### Dataset excerpt
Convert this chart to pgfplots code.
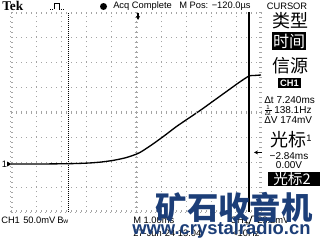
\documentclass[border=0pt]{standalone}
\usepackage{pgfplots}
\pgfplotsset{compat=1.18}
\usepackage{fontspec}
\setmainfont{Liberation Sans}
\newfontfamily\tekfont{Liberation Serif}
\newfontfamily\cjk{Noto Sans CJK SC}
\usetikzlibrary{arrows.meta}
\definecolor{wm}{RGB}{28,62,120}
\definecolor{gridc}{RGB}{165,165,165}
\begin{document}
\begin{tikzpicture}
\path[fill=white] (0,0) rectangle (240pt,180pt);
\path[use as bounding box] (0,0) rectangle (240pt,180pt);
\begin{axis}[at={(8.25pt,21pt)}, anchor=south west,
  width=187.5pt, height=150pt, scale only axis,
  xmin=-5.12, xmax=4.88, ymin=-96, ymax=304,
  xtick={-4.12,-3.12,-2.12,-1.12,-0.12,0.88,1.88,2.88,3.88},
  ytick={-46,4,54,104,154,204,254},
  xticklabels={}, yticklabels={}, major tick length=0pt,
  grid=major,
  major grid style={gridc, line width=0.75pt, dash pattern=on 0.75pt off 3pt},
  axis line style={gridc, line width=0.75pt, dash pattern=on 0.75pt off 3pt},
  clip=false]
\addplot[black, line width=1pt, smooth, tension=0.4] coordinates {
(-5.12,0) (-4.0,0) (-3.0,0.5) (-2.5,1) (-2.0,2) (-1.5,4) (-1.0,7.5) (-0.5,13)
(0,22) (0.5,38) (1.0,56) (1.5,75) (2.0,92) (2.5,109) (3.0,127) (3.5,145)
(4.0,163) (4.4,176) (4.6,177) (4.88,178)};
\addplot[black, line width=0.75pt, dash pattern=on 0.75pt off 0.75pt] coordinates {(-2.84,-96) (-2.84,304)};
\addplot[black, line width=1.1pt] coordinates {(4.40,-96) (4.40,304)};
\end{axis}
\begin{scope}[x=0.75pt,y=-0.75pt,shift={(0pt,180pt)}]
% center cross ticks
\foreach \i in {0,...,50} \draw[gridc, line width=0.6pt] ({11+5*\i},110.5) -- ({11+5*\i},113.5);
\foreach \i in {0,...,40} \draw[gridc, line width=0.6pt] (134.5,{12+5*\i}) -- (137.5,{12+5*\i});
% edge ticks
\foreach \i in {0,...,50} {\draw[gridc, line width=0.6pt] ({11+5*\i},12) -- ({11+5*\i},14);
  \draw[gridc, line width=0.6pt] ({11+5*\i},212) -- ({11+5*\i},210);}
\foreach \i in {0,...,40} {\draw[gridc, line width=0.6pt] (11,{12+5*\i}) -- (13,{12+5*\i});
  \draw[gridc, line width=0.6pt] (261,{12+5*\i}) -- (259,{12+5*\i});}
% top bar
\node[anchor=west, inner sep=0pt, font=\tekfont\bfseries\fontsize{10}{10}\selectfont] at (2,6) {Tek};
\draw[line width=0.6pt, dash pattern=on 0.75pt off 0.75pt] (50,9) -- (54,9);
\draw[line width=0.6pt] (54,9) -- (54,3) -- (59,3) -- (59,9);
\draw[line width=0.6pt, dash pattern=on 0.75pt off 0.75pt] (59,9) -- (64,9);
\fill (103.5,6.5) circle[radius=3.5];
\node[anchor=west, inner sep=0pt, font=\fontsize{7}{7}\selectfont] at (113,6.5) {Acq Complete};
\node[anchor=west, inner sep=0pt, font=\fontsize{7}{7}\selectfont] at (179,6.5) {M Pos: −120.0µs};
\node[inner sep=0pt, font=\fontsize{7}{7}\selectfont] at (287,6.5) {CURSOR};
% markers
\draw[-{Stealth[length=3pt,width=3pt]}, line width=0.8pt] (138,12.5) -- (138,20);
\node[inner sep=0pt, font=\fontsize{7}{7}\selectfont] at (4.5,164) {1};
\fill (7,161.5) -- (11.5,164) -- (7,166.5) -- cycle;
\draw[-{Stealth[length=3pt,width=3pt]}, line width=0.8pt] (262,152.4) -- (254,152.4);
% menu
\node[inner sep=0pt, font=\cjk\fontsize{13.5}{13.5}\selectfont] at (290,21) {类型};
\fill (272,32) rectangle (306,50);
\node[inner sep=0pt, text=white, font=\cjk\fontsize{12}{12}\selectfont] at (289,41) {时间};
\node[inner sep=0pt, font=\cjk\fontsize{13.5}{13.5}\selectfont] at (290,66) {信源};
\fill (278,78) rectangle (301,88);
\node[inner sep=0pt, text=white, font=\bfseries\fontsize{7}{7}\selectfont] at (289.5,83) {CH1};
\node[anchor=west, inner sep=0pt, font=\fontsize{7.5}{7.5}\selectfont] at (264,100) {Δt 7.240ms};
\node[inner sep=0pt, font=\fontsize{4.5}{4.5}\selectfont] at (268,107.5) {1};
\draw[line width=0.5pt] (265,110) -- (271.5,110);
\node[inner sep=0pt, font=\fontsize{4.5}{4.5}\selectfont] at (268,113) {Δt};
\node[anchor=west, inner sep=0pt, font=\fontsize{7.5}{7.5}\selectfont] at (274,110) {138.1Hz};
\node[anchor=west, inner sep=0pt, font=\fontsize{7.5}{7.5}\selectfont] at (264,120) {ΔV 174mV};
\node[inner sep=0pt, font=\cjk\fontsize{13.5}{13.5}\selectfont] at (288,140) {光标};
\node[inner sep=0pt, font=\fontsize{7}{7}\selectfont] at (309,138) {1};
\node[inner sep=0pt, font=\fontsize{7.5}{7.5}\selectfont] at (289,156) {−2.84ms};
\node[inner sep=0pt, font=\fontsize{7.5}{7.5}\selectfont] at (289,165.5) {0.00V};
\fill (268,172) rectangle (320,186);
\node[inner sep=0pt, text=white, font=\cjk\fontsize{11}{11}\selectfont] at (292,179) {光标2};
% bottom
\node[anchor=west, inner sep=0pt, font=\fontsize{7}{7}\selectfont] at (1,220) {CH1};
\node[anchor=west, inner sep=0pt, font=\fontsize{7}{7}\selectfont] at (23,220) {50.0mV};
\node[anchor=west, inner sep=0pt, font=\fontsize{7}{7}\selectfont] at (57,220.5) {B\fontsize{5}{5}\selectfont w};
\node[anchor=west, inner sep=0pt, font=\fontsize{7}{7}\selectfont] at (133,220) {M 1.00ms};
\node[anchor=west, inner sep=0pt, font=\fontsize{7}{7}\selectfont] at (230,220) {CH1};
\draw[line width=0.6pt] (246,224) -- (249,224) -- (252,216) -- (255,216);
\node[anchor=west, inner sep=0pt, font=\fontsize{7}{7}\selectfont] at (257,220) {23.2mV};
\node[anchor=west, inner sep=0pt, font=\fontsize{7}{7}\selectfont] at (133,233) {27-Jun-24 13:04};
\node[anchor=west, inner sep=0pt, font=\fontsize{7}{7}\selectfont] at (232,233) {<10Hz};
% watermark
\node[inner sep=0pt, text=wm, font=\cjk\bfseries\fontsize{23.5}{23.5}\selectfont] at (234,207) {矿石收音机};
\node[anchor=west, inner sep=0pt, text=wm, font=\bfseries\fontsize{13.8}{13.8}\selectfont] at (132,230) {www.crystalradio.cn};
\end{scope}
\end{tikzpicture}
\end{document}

### What you have to do
Write out each line of the data exactly; the images should be left out.

### Written solution
Convert this chart to pgfplots code.
\documentclass[border=0pt]{standalone}
\usepackage{pgfplots}
\pgfplotsset{compat=1.18}
\usepackage{fontspec}
\setmainfont{Liberation Sans}
\newfontfamily\tekfont{Liberation Serif}
\newfontfamily\cjk{Noto Sans CJK SC}
\usetikzlibrary{arrows.meta}
\definecolor{wm}{RGB}{28,62,120}
\definecolor{gridc}{RGB}{165,165,165}
\begin{document}
\begin{tikzpicture}
\path[fill=white] (0,0) rectangle (240pt,180pt);
\path[use as bounding box] (0,0) rectangle (240pt,180pt);
\begin{axis}[at={(8.25pt,21pt)}, anchor=south west,
  width=187.5pt, height=150pt, scale only axis,
  xmin=-5.12, xmax=4.88, ymin=-96, ymax=304,
  xtick={-4.12,-3.12,-2.12,-1.12,-0.12,0.88,1.88,2.88,3.88},
  ytick={-46,4,54,104,154,204,254},
  xticklabels={}, yticklabels={}, major tick length=0pt,
  grid=major,
  major grid style={gridc, line width=0.75pt, dash pattern=on 0.75pt off 3pt},
  axis line style={gridc, line width=0.75pt, dash pattern=on 0.75pt off 3pt},
  clip=false]
\addplot[black, line width=1pt, smooth, tension=0.4] coordinates {
(-5.12,0) (-4.0,0) (-3.0,0.5) (-2.5,1) (-2.0,2) (-1.5,4) (-1.0,7.5) (-0.5,13)
(0,22) (0.5,38) (1.0,56) (1.5,75) (2.0,92) (2.5,109) (3.0,127) (3.5,145)
(4.0,163) (4.4,176) (4.6,177) (4.88,178)};
\addplot[black, line width=0.75pt, dash pattern=on 0.75pt off 0.75pt] coordinates {(-2.84,-96) (-2.84,304)};
\addplot[black, line width=1.1pt] coordinates {(4.40,-96) (4.40,304)};
\end{axis}
\begin{scope}[x=0.75pt,y=-0.75pt,shift={(0pt,180pt)}]
% center cross ticks
\foreach \i in {0,...,50} \draw[gridc, line width=0.6pt] ({11+5*\i},110.5) -- ({11+5*\i},113.5);
\foreach \i in {0,...,40} \draw[gridc, line width=0.6pt] (134.5,{12+5*\i}) -- (137.5,{12+5*\i});
% edge ticks
\foreach \i in {0,...,50} {\draw[gridc, line width=0.6pt] ({11+5*\i},12) -- ({11+5*\i},14);
  \draw[gridc, line width=0.6pt] ({11+5*\i},212) -- ({11+5*\i},210);}
\foreach \i in {0,...,40} {\draw[gridc, line width=0.6pt] (11,{12+5*\i}) -- (13,{12+5*\i});
  \draw[gridc, line width=0.6pt] (261,{12+5*\i}) -- (259,{12+5*\i});}
% top bar
\node[anchor=west, inner sep=0pt, font=\tekfont\bfseries\fontsize{10}{10}\selectfont] at (2,6) {Tek};
\draw[line width=0.6pt, dash pattern=on 0.75pt off 0.75pt] (50,9) -- (54,9);
\draw[line width=0.6pt] (54,9) -- (54,3) -- (59,3) -- (59,9);
\draw[line width=0.6pt, dash pattern=on 0.75pt off 0.75pt] (59,9) -- (64,9);
\fill (103.5,6.5) circle[radius=3.5];
\node[anchor=west, inner sep=0pt, font=\fontsize{7}{7}\selectfont] at (113,6.5) {Acq Complete};
\node[anchor=west, inner sep=0pt, font=\fontsize{7}{7}\selectfont] at (179,6.5) {M Pos: −120.0µs};
\node[inner sep=0pt, font=\fontsize{7}{7}\selectfont] at (287,6.5) {CURSOR};
% markers
\draw[-{Stealth[length=3pt,width=3pt]}, line width=0.8pt] (138,12.5) -- (138,20);
\node[inner sep=0pt, font=\fontsize{7}{7}\selectfont] at (4.5,164) {1};
\fill (7,161.5) -- (11.5,164) -- (7,166.5) -- cycle;
\draw[-{Stealth[length=3pt,width=3pt]}, line width=0.8pt] (262,152.4) -- (254,152.4);
% menu
\node[inner sep=0pt, font=\cjk\fontsize{13.5}{13.5}\selectfont] at (290,21) {类型};
\fill (272,32) rectangle (306,50);
\node[inner sep=0pt, text=white, font=\cjk\fontsize{12}{12}\selectfont] at (289,41) {时间};
\node[inner sep=0pt, font=\cjk\fontsize{13.5}{13.5}\selectfont] at (290,66) {信源};
\fill (278,78) rectangle (301,88);
\node[inner sep=0pt, text=white, font=\bfseries\fontsize{7}{7}\selectfont] at (289.5,83) {CH1};
\node[anchor=west, inner sep=0pt, font=\fontsize{7.5}{7.5}\selectfont] at (264,100) {Δt 7.240ms};
\node[inner sep=0pt, font=\fontsize{4.5}{4.5}\selectfont] at (268,107.5) {1};
\draw[line width=0.5pt] (265,110) -- (271.5,110);
\node[inner sep=0pt, font=\fontsize{4.5}{4.5}\selectfont] at (268,113) {Δt};
\node[anchor=west, inner sep=0pt, font=\fontsize{7.5}{7.5}\selectfont] at (274,110) {138.1Hz};
\node[anchor=west, inner sep=0pt, font=\fontsize{7.5}{7.5}\selectfont] at (264,120) {ΔV 174mV};
\node[inner sep=0pt, font=\cjk\fontsize{13.5}{13.5}\selectfont] at (288,140) {光标};
\node[inner sep=0pt, font=\fontsize{7}{7}\selectfont] at (309,138) {1};
\node[inner sep=0pt, font=\fontsize{7.5}{7.5}\selectfont] at (289,156) {−2.84ms};
\node[inner sep=0pt, font=\fontsize{7.5}{7.5}\selectfont] at (289,165.5) {0.00V};
\fill (268,172) rectangle (320,186);
\node[inner sep=0pt, text=white, font=\cjk\fontsize{11}{11}\selectfont] at (292,179) {光标2};
% bottom
\node[anchor=west, inner sep=0pt, font=\fontsize{7}{7}\selectfont] at (1,220) {CH1};
\node[anchor=west, inner sep=0pt, font=\fontsize{7}{7}\selectfont] at (23,220) {50.0mV};
\node[anchor=west, inner sep=0pt, font=\fontsize{7}{7}\selectfont] at (57,220.5) {B\fontsize{5}{5}\selectfont w};
\node[anchor=west, inner sep=0pt, font=\fontsize{7}{7}\selectfont] at (133,220) {M 1.00ms};
\node[anchor=west, inner sep=0pt, font=\fontsize{7}{7}\selectfont] at (230,220) {CH1};
\draw[line width=0.6pt] (246,224) -- (249,224) -- (252,216) -- (255,216);
\node[anchor=west, inner sep=0pt, font=\fontsize{7}{7}\selectfont] at (257,220) {23.2mV};
\node[anchor=west, inner sep=0pt, font=\fontsize{7}{7}\selectfont] at (133,233) {27-Jun-24 13:04};
\node[anchor=west, inner sep=0pt, font=\fontsize{7}{7}\selectfont] at (232,233) {<10Hz};
% watermark
\node[inner sep=0pt, text=wm, font=\cjk\bfseries\fontsize{23.5}{23.5}\selectfont] at (234,207) {矿石收音机};
\node[anchor=west, inner sep=0pt, text=wm, font=\bfseries\fontsize{13.8}{13.8}\selectfont] at (132,230) {www.crystalradio.cn};
\end{scope}
\end{tikzpicture}
\end{document}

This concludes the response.